Plot Summary
Season 3 opens with a five-year time jump. The characters we last saw finishing high school are now in their early twenties, scattered across California, Texas, and Mexico, and mostly doing worse than anyone hoped. The cold open finds Rue stranded at the top of a U.S.–Mexico border wall in a jammed Jeep Cherokee — the car has tried and failed to launch itself across the barrier on makeshift ramps. She climbs down alone, leaves a bag in the vehicle, and keeps walking. It is both a literal action beat and a direct metaphor for the state of her life.
We learn, slowly, that Rue has spent the intervening years working as a drug mule for Laurie — the schoolteacher-turned-dealer who fronted her a suitcase of pills at the end of Season 2. Rue's mother flushed those pills. Laurie did not forget. With compounding interest, Rue's original ten-thousand-dollar debt has swelled to roughly forty-three million, a number so absurd it reads less like a debt than a life sentence. Laurie will settle for one hundred thousand, which Rue also does not have, which is how she ends up swallowing balloons of fentanyl and ferrying them across the border on foot.
Her route takes her from Mexico through Texas, where she briefly stays with a kind, religious farming family under the alias "Ruby," claiming to be a college journalist. From there she continues to Los Angeles, where the episode weaves in what the rest of the cast has been up to. Cassie is engaged to Nate and trying to fund the wedding through an OnlyFans account. Lexi is working as an executive assistant to a Hollywood showrunner and quietly ignoring Fez's calls from prison. Nate is running his late father's construction business. Maddy barely appears this week. Jules does not appear at all.
The hour ends at a lavish ranch belonging to Alamo Brown, a sex-club magnate whose party Rue accidentally disrupts when the drugs she has delivered kill one of his dancers. Cornered, she tries to talk her way out by explaining her newfound belief in God. Alamo decides to test that belief. He places a green apple on Rue's head and shoots it off with a gold-plated hand cannon. She survives. She laughs. She drops to her knees. Smash cut to credits.
Key Moments
The Jeep on the wall
A single visual does more work than any dialogue could — stuck, overextended, illegal, and completely alone.
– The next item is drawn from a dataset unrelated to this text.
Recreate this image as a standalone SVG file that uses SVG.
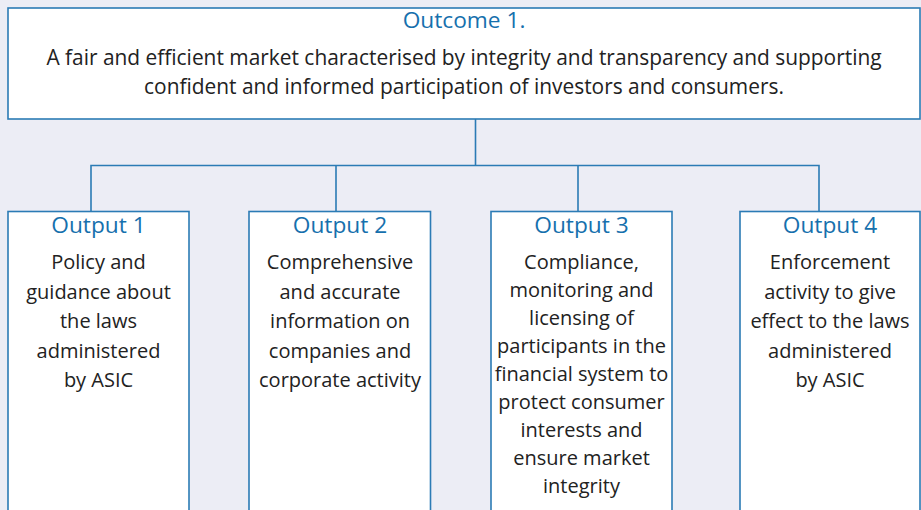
<svg xmlns="http://www.w3.org/2000/svg" width="921" height="510" viewBox="0 0 921 510">
<style>
.bg{fill:#ecedf5}
.box{fill:#ffffff;stroke:#2b7bb5;stroke-width:1.6}
.conn{fill:none;stroke:#2b7bb5;stroke-width:1.6}
.title{font-family:"Open Sans","Noto Sans",sans-serif;font-size:22.7px;fill:#1670ad;text-anchor:middle}
.body{font-family:"Open Sans","Noto Sans",sans-serif;font-size:20px;fill:#222222;text-anchor:middle}
.main{font-size:20.9px}
</style>
<rect class="bg" x="0" y="0" width="921" height="510"/>
<g id="connectors">
<path class="conn" d="M475.5 119 V165.5 M91 211.5 V165.5 H819 V211.5 M336 165.5 V211.5 M578 165.5 V211.5"/>
</g>
<g id="outcome">
<rect class="box" x="8" y="8" width="912" height="111"/>
<text class="title" x="464" y="28">Outcome 1.</text>
<text class="body main" x="464" y="65">A fair and efficient market characterised by integrity and transparency and supporting</text>
<text class="body main" x="464" y="94">confident and informed participation of investors and consumers.</text>
</g>
<g id="output1">
<rect class="box" x="8" y="211.5" width="181" height="320"/>
<text class="title" x="98.5" y="232.5">Output 1</text>
<text class="body" x="98.5" y="269">Policy and</text>
<text class="body" x="98.5" y="298.5">guidance about</text>
<text class="body" x="98.5" y="328">the laws</text>
<text class="body" x="98.5" y="357.5">administered</text>
<text class="body" x="98.5" y="387">by ASIC</text>
</g>
<g id="output2">
<rect class="box" x="249" y="211.5" width="181.5" height="320"/>
<text class="title" x="340" y="232.5">Output 2</text>
<text class="body" x="340" y="269">Comprehensive</text>
<text class="body" x="340" y="298.5">and accurate</text>
<text class="body" x="340" y="328">information on</text>
<text class="body" x="340" y="357.5">companies and</text>
<text class="body" x="340" y="387">corporate activity</text>
</g>
<g id="output3">
<rect class="box" x="491" y="211.5" width="181" height="320"/>
<text class="title" x="581.5" y="232.5">Output 3</text>
<text class="body" x="581.5" y="269">Compliance,</text>
<text class="body" x="581.5" y="297">monitoring and</text>
<text class="body" x="581.5" y="325">licensing of</text>
<text class="body" x="581.5" y="353">participants in the</text>
<text class="body" x="581.5" y="381">financial system to</text>
<text class="body" x="581.5" y="409">protect consumer</text>
<text class="body" x="581.5" y="437">interests and</text>
<text class="body" x="581.5" y="465">ensure market</text>
<text class="body" x="581.5" y="493">integrity</text>
</g>
<g id="output4">
<rect class="box" x="740" y="211.5" width="180" height="320"/>
<text class="title" x="830" y="232.5">Output 4</text>
<text class="body" x="830" y="269">Enforcement</text>
<text class="body" x="830" y="298.5">activity to give</text>
<text class="body" x="830" y="328">effect to the laws</text>
<text class="body" x="830" y="357.5">administered</text>
<text class="body" x="830" y="387">by ASIC</text>
</g>
</svg>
The forty-three-million-dollar debt
The number is played almost as a joke, but it establishes the only real stakes of the season. Rue cannot outrun it. She can only be bought out by someone bigger than Laurie. Someone bigger shows up by the end of the episode.
The religious farm family
A quiet interlude that plants the seed for Rue's late-episode pivot toward faith. Whether the faith is real or another con is a question the show leaves deliberately open.
The apple
The kind of set piece this show builds entire episodes around. It functions as both Alamo's character introduction and Rue's unofficial initiation into a new, more dangerous orbit.
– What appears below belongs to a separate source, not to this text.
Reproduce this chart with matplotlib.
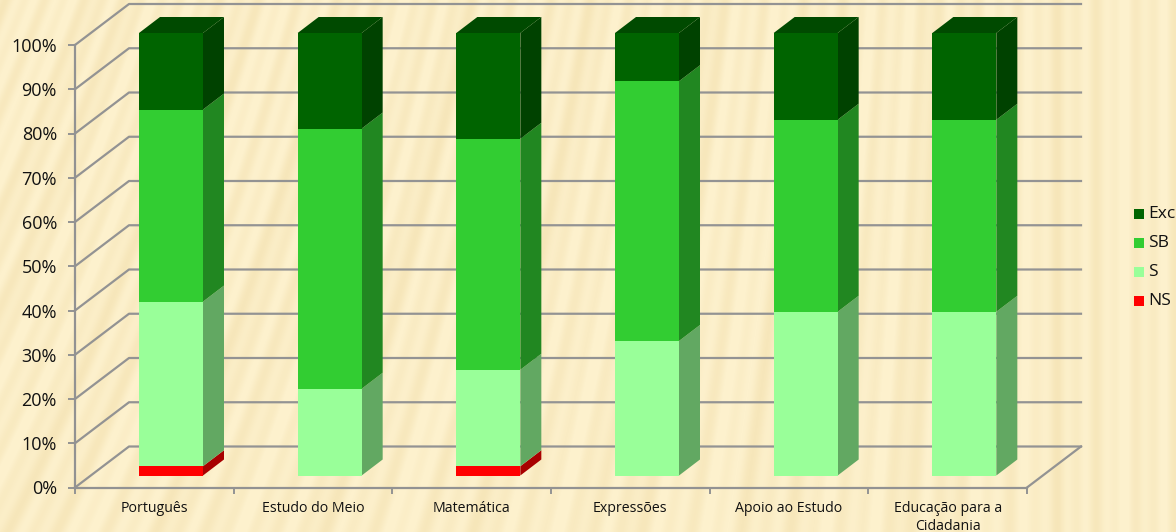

What This Means for the Characters
Rue
She is the center of the episode, and the version we meet is unfamiliar. Gone is the hollowed-out, internally collapsing Rue of Seasons 1 and 2. This Rue is manic, performative, almost extroverted — a survivor who has turned her self-destruction outward. She is now entangled with Alamo, which is not an improvement on being entangled with Laurie, just a different shape of trap.
Cassie
Five years later, Cassie is still trying to earn love through visibility. The difference is that the stage is now a camera and a subscription fee. The engagement to Nate has not given her the security she thought it would — if anything, it has accelerated the performance.
Maddy
A short appearance this week, but the framing is clear: Maddy is the only one of the four who seems to be doing things on her own terms.
Jules
Absent entirely from this episode. The choice is loud. Whatever Season 3 intends to do with Jules, it is not going to be business as usual.
Where This Is Heading
"Ándale" is a soft reset rather than a traditional season premiere. It refuses to promise the old pleasures of the high-school-era show — the group dynamics, the house parties, the chaotic friendship ecosystem — and quietly replaces them with something more fragmented and more adult. The four main women are in four different life situations, moving on four different clocks, and the narrative engine of the season appears to be: how long until those orbits collide again?
The two big pieces on the board by the end of the hour are Rue's debt to Laurie combined with Alamo's interest in acquiring her, and everyone else's slow, uneven attempt to build a version of an adult life. Episode 2 will almost certainly start cashing in on the Rue–Alamo thread and begin reintroducing the characters who got short-changed this week.